[Instruction]:
Retype only what runs from the first line of the listing to the line holding "return x / W", both included. Do not retype the pictures.

[Information shown]:
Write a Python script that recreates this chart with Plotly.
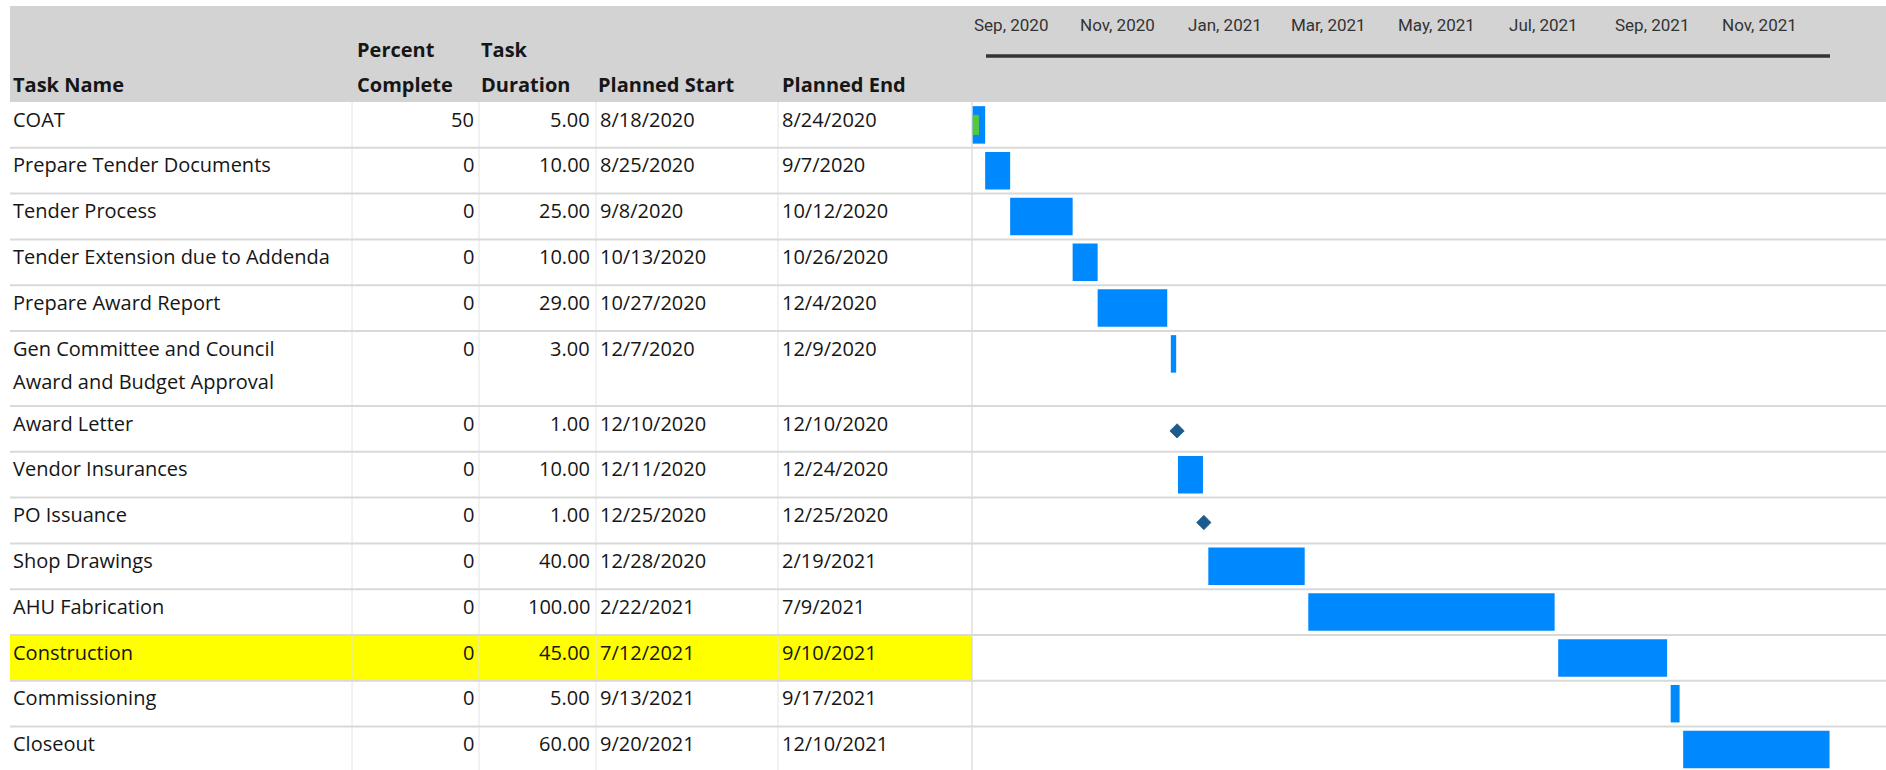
import pandas as pd
import plotly.graph_objects as go

# ---- schedule data ----
task_names = [
    "COAT",
    "Prepare Tender Documents",
    "Tender Process",
    "Tender Extension due to Addenda",
    "Prepare Award Report",
    "Gen Committee and Council\nAward and Budget Approval",
    "Award Letter",
    "Vendor Insurances",
    "PO Issuance",
    "Shop Drawings",
    "AHU Fabrication",
    "Construction",
    "Commissioning",
    "Closeout",
]
percent_complete = [50, 0, 0, 0, 0, 0, 0, 0, 0, 0, 0, 0, 0, 0]
task_duration = [5, 10, 25, 10, 29, 3, 1, 10, 1, 40, 100, 45, 5, 60]
planned_start = [
    "8/18/2020", "8/25/2020", "9/8/2020", "10/13/2020", "10/27/2020",
    "12/7/2020", "12/10/2020", "12/11/2020", "12/25/2020", "12/28/2020",
    "2/22/2021", "7/12/2021", "9/13/2021", "9/20/2021",
]
planned_end = [
    "8/24/2020", "9/7/2020", "10/12/2020", "10/26/2020", "12/4/2020",
    "12/9/2020", "12/10/2020", "12/24/2020", "12/25/2020", "2/19/2021",
    "7/9/2021", "9/10/2021", "9/17/2021", "12/10/2021",
]
milestone_tasks = ["Award Letter", "PO Issuance"]
highlighted_tasks = ["Construction"]

tick_months = ["2020-09-01", "2020-11-01", "2021-01-01", "2021-03-01",
               "2021-05-01", "2021-07-01", "2021-09-01", "2021-11-01"]
tick_labels = ["Sep, 2020", "Nov, 2020", "Jan, 2021", "Mar, 2021",
               "May, 2021", "Jul, 2021", "Sep, 2021", "Nov, 2021"]

# ---- page geometry (pixels) ----
W, H = 1886, 770
TABLE_LEFT = 10
HEADER_TOP, HEADER_BOTTOM = 6, 102
ROW_H, TALL_ROW_H = 45.8, 75.0
COL_EDGES = [TABLE_LEFT, 352, 479, 596, 778, 972]
GANTT_LEFT = COL_EDGES[-1]
TIMELINE_LEFT, TIMELINE_RIGHT, TIMELINE_Y = 986, 1830, 56
BAR_THICK, PROGRESS_THICK = 37.5, 20
VIEW_START = pd.Timestamp("2020-08-17 15:00")
VIEW_END = pd.Timestamp("2022-01-11 15:00")

FONT = "Open Sans"
TEXT_COLOR = "#161616"
BAR_COLOR = "#0088ff"
PROGRESS_COLOR = "#55c83a"
MILESTONE_COLOR = "#1c5b8c"
GRID_COLOR = "#d9d9d9"


def px(x):
    return x / W


# row placement
row_tops, row_heights = [], []
y = HEADER_BOTTOM
for name in task_names:
    h = TALL_ROW_H if "\n" in name else ROW_H
    row_tops.append(y)
    row_heights.append(h)
    y += h
bar_centers = [t + ROW_H / 2 for t in row_tops]

starts = pd.to_datetime(planned_start, format="%m/%d/%Y")
finishes = pd.to_datetime(planned_end, format="%m/%d/%Y") + pd.Timedelta(days=1)
span_ms = [(f - s).total_seconds() * 1000 for s, f in zip(starts, finishes)]

is_ms = [n in milestone_tasks for n in task_names]
bar_idx = [i for i, m in enumerate(is_ms) if not m]
ms_idx = [i for i, m in enumerate(is_ms) if m]

fig = go.Figure()

# task bars
fig.add_trace(go.Bar(
    orientation="h",
    base=[starts[i] for i in bar_idx],
    x=[span_ms[i] for i in bar_idx],
    y=[bar_centers[i] for i in bar_idx],
    width=BAR_THICK,
    marker=dict(color=BAR_COLOR, line=dict(width=0)),
    hoverinfo="skip",
    showlegend=False,
))

# progress (percent complete) inside the bars
fig.add_trace(go.Bar(
    orientation="h",
    base=[starts[i] for i in bar_idx],
    x=[span_ms[i] * percent_complete[i] / 100 for i in bar_idx],
    y=[bar_centers[i] for i in bar_idx],
    width=PROGRESS_THICK,
    marker=dict(color=PROGRESS_COLOR, line=dict(width=0)),
    hoverinfo="skip",
    showlegend=False,
))

# milestones
fig.add_trace(go.Scatter(
    x=[starts[i] + pd.Timedelta(days=task_duration[i] / 2) for i in ms_idx],
    y=[bar_centers[i] + 2 for i in ms_idx],
    mode="markers",
    marker=dict(symbol="diamond", size=11, color=MILESTONE_COLOR,
                line=dict(color=MILESTONE_COLOR, width=0.8)),
    hoverinfo="skip",
    showlegend=False,
))

shapes = []
# header band
shapes.append(dict(type="rect", xref="paper", yref="y", x0=px(TABLE_LEFT), x1=1,
                   y0=HEADER_TOP, y1=HEADER_BOTTOM, fillcolor="#d3d3d3",
                   line=dict(width=0), layer="below"))
# highlighted rows
for i, name in enumerate(task_names):
    if name in highlighted_tasks:
        shapes.append(dict(type="rect", xref="paper", yref="y", x0=px(TABLE_LEFT),
                           x1=px(GANTT_LEFT), y0=row_tops[i], y1=row_tops[i] + row_heights[i],
                           fillcolor="#ffff00", line=dict(width=0), layer="below"))
# column dividers
for cx in COL_EDGES[1:]:
    shapes.append(dict(type="line", xref="paper", yref="y", x0=px(cx), x1=px(cx),
                       y0=HEADER_BOTTOM, y1=H,
                       line=dict(color="#d0d0d0" if cx == GANTT_LEFT else "#e4e4e4", width=1),
                       layer="below"))
# row separators
for t, h in zip(row_tops, row_heights):
    shapes.append(dict(type="line", xref="paper", yref="y", x0=px(TABLE_LEFT), x1=1,
                       y0=t + h, y1=t + h, line=dict(color=GRID_COLOR, width=2),
                       layer="below"))
# dark rule spanning the whole project on the timeline header scale
shapes.append(dict(type="line", xref="x2", yref="y", x0=starts.min(), x1=finishes.max(),
                   y0=TIMELINE_Y, y1=TIMELINE_Y, line=dict(color="#333333", width=3.5)))

annotations = []


def label(x, yv, text, anchor="left", size=20, bold=False, color=TEXT_COLOR,
          family=FONT, xref="paper"):
    annotations.append(dict(
        x=px(x) if xref == "paper" else x, y=yv, xref=xref, yref="y",
        text=f"<b>{text}</b>" if bold else text,
        showarrow=False, xanchor=anchor, yanchor="middle",
        font=dict(family=family, size=size, color=color),
    ))


# table header
HDR1, HDR2 = 49, 84
label(11, HDR2, "Task Name", bold=True)
label(355, HDR1, "Percent", bold=True)
label(355, HDR2, "Complete", bold=True)
label(479, HDR1, "Task", bold=True)
label(479, HDR2, "Duration", bold=True)
label(596, HDR2, "Planned Start", bold=True)
label(780, HDR2, "Planned End", bold=True)

# table body
TEXT_DY, LINE_GAP = 17, 33.7
for i, name in enumerate(task_names):
    ty = row_tops[i] + TEXT_DY
    for k, line in enumerate(name.split("\n")):
        label(11, ty + k * LINE_GAP, line)
    label(476, ty, f"{percent_complete[i]}", anchor="right")
    label(592, ty, f"{task_duration[i]:.2f}", anchor="right")
    label(598, ty, planned_start[i])
    label(780, ty, planned_end[i])

# month labels along the timeline header scale
for d, t in zip(tick_months, tick_labels):
    label(d, 25, t, anchor="center", size=17, color="#333333",
          family="Roboto", xref="x2")

fig.update_layout(
    width=W, height=H,
    margin=dict(l=0, r=0, t=0, b=0),
    paper_bgcolor="white",
    plot_bgcolor="rgba(0,0,0,0)",
    barmode="overlay",
    shapes=shapes,
    annotations=annotations,
    xaxis=dict(type="date", domain=[px(GANTT_LEFT), 1], range=[VIEW_START, VIEW_END],
               showgrid=False, zeroline=False, showline=False, showticklabels=False,
               ticks=""),
    yaxis=dict(range=[H, 0], domain=[0, 1], visible=False, showgrid=False,
               zeroline=False),
    # timeline header: project span squeezed between the rule's ends
    xaxis2=dict(type="date", anchor="y2",
                domain=[px(TIMELINE_LEFT), px(TIMELINE_RIGHT)],
                range=[starts.min(), finishes.max()],
                showgrid=False, zeroline=False, showticklabels=False, ticks="",
                showline=False),
    yaxis2=dict(domain=[0, 1], range=[0, 1], visible=False, showgrid=False,
                zeroline=False),
)

fig.write_html("out.html")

[Result of this task]:
Write a Python script that recreates this chart with Plotly.
import pandas as pd
import plotly.graph_objects as go

# ---- schedule data ----
task_names = [
    "COAT",
    "Prepare Tender Documents",
    "Tender Process",
    "Tender Extension due to Addenda",
    "Prepare Award Report",
    "Gen Committee and Council\nAward and Budget Approval",
    "Award Letter",
    "Vendor Insurances",
    "PO Issuance",
    "Shop Drawings",
    "AHU Fabrication",
    "Construction",
    "Commissioning",
    "Closeout",
]
percent_complete = [50, 0, 0, 0, 0, 0, 0, 0, 0, 0, 0, 0, 0, 0]
task_duration = [5, 10, 25, 10, 29, 3, 1, 10, 1, 40, 100, 45, 5, 60]
planned_start = [
    "8/18/2020", "8/25/2020", "9/8/2020", "10/13/2020", "10/27/2020",
    "12/7/2020", "12/10/2020", "12/11/2020", "12/25/2020", "12/28/2020",
    "2/22/2021", "7/12/2021", "9/13/2021", "9/20/2021",
]
planned_end = [
    "8/24/2020", "9/7/2020", "10/12/2020", "10/26/2020", "12/4/2020",
    "12/9/2020", "12/10/2020", "12/24/2020", "12/25/2020", "2/19/2021",
    "7/9/2021", "9/10/2021", "9/17/2021", "12/10/2021",
]
milestone_tasks = ["Award Letter", "PO Issuance"]
highlighted_tasks = ["Construction"]

tick_months = ["2020-09-01", "2020-11-01", "2021-01-01", "2021-03-01",
               "2021-05-01", "2021-07-01", "2021-09-01", "2021-11-01"]
tick_labels = ["Sep, 2020", "Nov, 2020", "Jan, 2021", "Mar, 2021",
               "May, 2021", "Jul, 2021", "Sep, 2021", "Nov, 2021"]

# ---- page geometry (pixels) ----
W, H = 1886, 770
TABLE_LEFT = 10
HEADER_TOP, HEADER_BOTTOM = 6, 102
ROW_H, TALL_ROW_H = 45.8, 75.0
COL_EDGES = [TABLE_LEFT, 352, 479, 596, 778, 972]
GANTT_LEFT = COL_EDGES[-1]
TIMELINE_LEFT, TIMELINE_RIGHT, TIMELINE_Y = 986, 1830, 56
BAR_THICK, PROGRESS_THICK = 37.5, 20
VIEW_START = pd.Timestamp("2020-08-17 15:00")
VIEW_END = pd.Timestamp("2022-01-11 15:00")

FONT = "Open Sans"
TEXT_COLOR = "#161616"
BAR_COLOR = "#0088ff"
PROGRESS_COLOR = "#55c83a"
MILESTONE_COLOR = "#1c5b8c"
GRID_COLOR = "#d9d9d9"


def px(x):
    return x / W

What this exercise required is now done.